In einem Statusfeststellungsverfahren bei der Deutschen Rentenversicherung (BUND) hatte sie geltend gemacht, dass sie ein Wahlamt innehabe, keine fachlichen Weisungen erhalte, und dass sie bei einer Stundenwoche von 55 – 60 Stunden/Woche nur etwa 20 – 25% ihrer Arbeitszeit für den Verband aufwende. Die DRV (Bund) hatte ihre Tätigkeit als abhängige Beschäftigung eingeordnet; auch der Widerspruch der Rechtsanwältin gegen diese Entscheidung wurde zurückgewiesen.
Nun hat das SG Berlin den Bescheid der DRV (Bund) bestätigt. Es sei eine Eingliederung in die Arbeitsorganisation der Geschäftsstelle anzunehmen, auch wenn die Weisungsgebundenheit eingeschränkt sei (sog. „funktionsgerecht dienende Teilhabe am Arbeitsprozess“). Die Tätigkeit habe kein unternehmerisches Risiko verwirklicht.

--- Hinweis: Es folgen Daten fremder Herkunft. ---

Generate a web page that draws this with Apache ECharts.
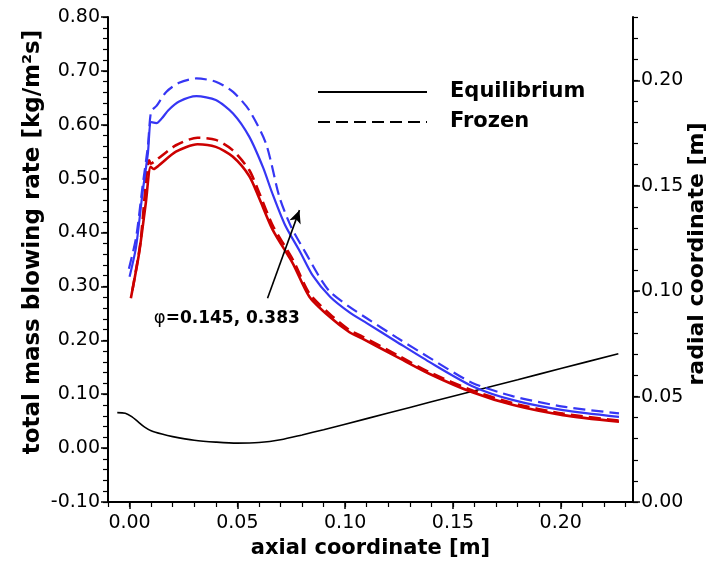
<!DOCTYPE html>
<html>
<head>
<meta charset="utf-8">
<script src="https://cdn.jsdelivr.net/npm/echarts@6/dist/echarts.min.js"></script>
<style>html,body{margin:0;padding:0;background:#fff;}#c{width:711px;height:562px;}</style>
</head>
<body>
<div id="c"></div>
<script>
// ---- data ----
// phi = 0.383, equilibrium (blue solid)
const blueEqX = [0.000, 0.003, 0.006, 0.0085, 0.0100, 0.0125, 0.015, 0.018, 0.023, 0.031, 0.040, 0.048, 0.0555, 0.062, 0.066, 0.072, 0.079, 0.085, 0.093, 0.102, 0.110, 0.124, 0.139, 0.159, 0.178, 0.201, 0.227];
const blueEqY = [0.318, 0.373, 0.473, 0.547, 0.605, 0.603, 0.612, 0.627, 0.643, 0.653, 0.646, 0.621, 0.578, 0.520, 0.475, 0.415, 0.365, 0.320, 0.281, 0.252, 0.232, 0.197, 0.160, 0.115, 0.089, 0.0705, 0.058];
// phi = 0.383, frozen (blue dashed)
const blueFrX = [-0.0003, 0.003, 0.006, 0.0085, 0.0100, 0.0125, 0.017, 0.023, 0.031, 0.040, 0.048, 0.0555, 0.0633, 0.0695, 0.075, 0.082, 0.088, 0.093, 0.102, 0.110, 0.124, 0.139, 0.159, 0.178, 0.201, 0.227];
const blueFrY = [0.333, 0.390, 0.485, 0.560, 0.625, 0.635, 0.661, 0.678, 0.686, 0.680, 0.661, 0.627, 0.565, 0.466, 0.410, 0.360, 0.318, 0.290, 0.262, 0.241, 0.205, 0.168, 0.121, 0.096, 0.077, 0.0644];
// phi = 0.145, equilibrium (red solid)
const redEqX = [0.0006, 0.0044, 0.0075, 0.0098, 0.0112, 0.0137, 0.0215, 0.0315, 0.040, 0.0478, 0.0555, 0.0600, 0.0664, 0.0757, 0.0834, 0.0928, 0.102, 0.108, 0.124, 0.139, 0.159, 0.178, 0.201, 0.227];
const redEqY = [0.278, 0.361, 0.454, 0.522, 0.518, 0.525, 0.550, 0.564, 0.559, 0.541, 0.505, 0.465, 0.405, 0.343, 0.281, 0.2436, 0.215, 0.203, 0.1694, 0.138, 0.1035, 0.0798, 0.0612, 0.0488];
// phi = 0.145, frozen (red dashed)
const redFrX = [0.0013, 0.005, 0.0091, 0.0098, 0.0125, 0.0215, 0.0315, 0.040, 0.0478, 0.0555, 0.0600, 0.0664, 0.0757, 0.0834, 0.0928, 0.102, 0.108, 0.124, 0.139, 0.159, 0.178, 0.201, 0.227];
const redFrY = [0.293, 0.380, 0.534, 0.528, 0.535, 0.562, 0.576, 0.572, 0.553, 0.516, 0.475, 0.413, 0.350, 0.287, 0.249, 0.219, 0.207, 0.173, 0.141, 0.107, 0.083, 0.064, 0.051];
// body contour: radial coordinate (right axis)
const bodyX = [-0.0057, -0.002, 0.001, 0.004, 0.007, 0.010, 0.015, 0.020, 0.030, 0.040, 0.050, 0.060, 0.070, 0.080, 0.090, 0.100, 0.120, 0.140, 0.160, 0.180, 0.200, 0.2267];
const bodyR = [0.0424, 0.0421, 0.0405, 0.0380, 0.0355, 0.0338, 0.0322, 0.0310, 0.0293, 0.0284, 0.0279, 0.0282, 0.0295, 0.0318, 0.0343, 0.0369, 0.0422, 0.0475, 0.0528, 0.0580, 0.0633, 0.0703];

// ---- ticks ----
const xTicks = [0.00, 0.05, 0.10, 0.15, 0.20];
const yLeftTicks = [-0.10, 0.00, 0.10, 0.20, 0.30, 0.40, 0.50, 0.60, 0.70, 0.80];
const yRightTicks = [0.00, 0.05, 0.10, 0.15, 0.20];
const xRange = [-0.01, 0.2335];
const yLeftRange = [-0.10, 0.80];
const yRightRange = [0.00, 0.23];

// ---- titles, legend & annotation ----
const xTitle = 'axial coordinate [m]';
const yLeftTitle = 'total mass blowing rate [kg/m²s]';
const yRightTitle = 'radial coordinate [m]';
const legendNames = ['Equilibrium', 'Frozen'];
const annotText = ['φ', '=0.145, 0.383'];
const annotTextAt = [0.0451, 0.241];
const arrowFrom = [0.064, 0.278];
const arrowTo = [0.0788, 0.4416];

function minorList(lo, hi, step) {
  const out = [];
  const n = Math.round((hi - lo) / step);
  for (let i = 0; i <= n; i++) out.push(+(lo + i * step).toFixed(4));
  return out;
}
const xMinor = minorList(-0.01, 0.23, 0.01);
const yLeftMinor = minorList(-0.10, 0.80, 0.02);
const yRightMinor = minorList(0.00, 0.23, 0.01);

const zip = (xs, ys) => xs.map((x, i) => [x, ys[i]]);
const FONT = 'DejaVu Sans';
const BLUE = '#3636f4';
const RED = '#cc0000';
const DASH = [12, 6];

function mainAxis(extra, ticks, margin) {
  return Object.assign({
    type: 'value',
    axisLine: { show: true, onZero: false, lineStyle: { color: '#000', width: 2 } },
    splitLine: { show: false },
    minorTick: { show: false },
    axisTick: { show: true, inside: false, length: 7, customValues: ticks, lineStyle: { color: '#000', width: 1.5 } },
    axisLabel: { color: '#000', fontFamily: FONT, fontSize: 19, margin: margin, customValues: ticks, formatter: v => v.toFixed(2) }
  }, extra);
}
function minorAxis(extra, ticks) {
  return Object.assign({
    type: 'value',
    axisLine: { show: false, onZero: false },
    splitLine: { show: false },
    axisLabel: { show: false },
    axisTick: { show: true, inside: false, length: 5, customValues: ticks, lineStyle: { color: '#000', width: 1.2 } }
  }, extra);
}

const chart = echarts.init(document.getElementById('c'), null, { renderer: 'canvas' });
const option = {
  animation: false,
  backgroundColor: '#fff',
  grid: { left: 108, right: 78, top: 17, bottom: 60, containLabel: false, outerBoundsMode: 'none' },
  xAxis: [
    mainAxis({
      min: xRange[0], max: xRange[1], position: 'bottom',
      name: xTitle, nameLocation: 'middle', nameGap: 32,
      nameTextStyle: { color: '#000', fontFamily: FONT, fontSize: 21, fontWeight: 'bold' }
    }, xTicks, 12),
    minorAxis({ min: xRange[0], max: xRange[1], position: 'bottom' }, xMinor)
  ],
  yAxis: [
    mainAxis({ min: yLeftRange[0], max: yLeftRange[1], position: 'left' }, yLeftTicks, 8),
    mainAxis({ min: yRightRange[0], max: yRightRange[1], position: 'right' }, yRightTicks, 8),
    minorAxis({ min: yLeftRange[0], max: yLeftRange[1], position: 'left' }, yLeftMinor),
    minorAxis({ min: yRightRange[0], max: yRightRange[1], position: 'right' }, yRightMinor)
  ],
  graphic: [
    { type: 'text', x: 33, y: 242, rotation: Math.PI / 2,
      style: { text: yLeftTitle, font: 'bold 23px "DejaVu Sans"', fill: '#000', align: 'center', verticalAlign: 'middle' } },
    { type: 'text', x: 697, y: 254, rotation: Math.PI / 2,
      style: { text: yRightTitle, font: 'bold 22px "DejaVu Sans"', fill: '#000', align: 'center', verticalAlign: 'middle' } },
    { type: 'line', shape: { x1: 318, y1: 92, x2: 427, y2: 92 }, style: { stroke: '#000', lineWidth: 2 } },
    { type: 'line', shape: { x1: 318, y1: 122, x2: 427, y2: 122 }, style: { stroke: '#000', lineWidth: 2, lineDash: DASH } },
    { type: 'text', x: 450, y: 92, style: { text: legendNames[0], font: 'bold 21px "DejaVu Sans"', fill: '#000', verticalAlign: 'middle', align: 'left' } },
    { type: 'text', x: 450, y: 122, style: { text: legendNames[1], font: 'bold 21px "DejaVu Sans"', fill: '#000', verticalAlign: 'middle', align: 'left' } }
  ],
  series: [
    { name: 'body', type: 'line', yAxisIndex: 1, data: zip(bodyX, bodyR), symbol: 'none', smooth: 0.3,
      lineStyle: { color: '#000', width: 1.6 }, silent: true },
    { name: 'red-eq', type: 'line', yAxisIndex: 0, data: zip(redEqX, redEqY), symbol: 'none', smooth: 0.25,
      lineStyle: { color: RED, width: 2.6 }, silent: true,
      markLine: {
        silent: true, symbol: ['none', 'arrow'], symbolSize: [9, 13],
        lineStyle: { color: '#000', width: 1.6, type: 'solid' }, label: { show: false },
        data: [[{ coord: arrowFrom }, { coord: arrowTo }]]
      },
      markPoint: {
        silent: true, symbol: 'circle', symbolSize: 0,
        data: [{ coord: annotTextAt }],
        label: {
          show: true, position: 'inside', formatter: () => '{p|' + annotText[0] + '}{b|' + annotText[1] + '}',
          rich: {
            p: { fontFamily: FONT, fontSize: 18, color: '#000' },
            b: { fontFamily: FONT, fontSize: 17, fontWeight: 'bold', color: '#000' }
          }
        }
      }
    },
    { name: 'red-fr', type: 'line', yAxisIndex: 0, data: zip(redFrX, redFrY), symbol: 'none', smooth: 0.25,
      lineStyle: { color: RED, width: 2.6, type: DASH }, silent: true },
    { name: 'blue-eq', type: 'line', yAxisIndex: 0, data: zip(blueEqX, blueEqY), symbol: 'none', smooth: 0.25,
      lineStyle: { color: BLUE, width: 2.2 }, silent: true },
    { name: 'blue-fr', type: 'line', yAxisIndex: 0, data: zip(blueFrX, blueFrY), symbol: 'none', smooth: 0.25,
      lineStyle: { color: BLUE, width: 2.2, type: DASH }, silent: true }
  ]
};
chart.setOption(option);
</script>
</body>
</html>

Das Urteil weist unter Hinweis auf die BSG-Entscheidung vom 23.02.2021 – B12 R15/19 R – darauf hin, dass das Wahlamt ihr nicht das Recht verleihe, ihr nicht genehme Beschlüsse des Vorstandes und der Mitgliederversammlung zu verhindern. Die Zahlung eines festen monatlichen Entgelts sei ein objektives Kriterium für die Arbeitnehmereigenschaft.
Als Praxishinweis für ehrenamtlich tätige Mitglieder von Vereins- und Verbandsorganen bleibt festzuhalten, dass jenseits der Ehrenamtspauschale von derzeit EUR 840,00 im Jahr (für deren Zahlung es auch einer satzungsgemäßen Grundlage bedarf) regelmäßig die Sozialversicherungspflicht die unabwendbare Konsequenz ist.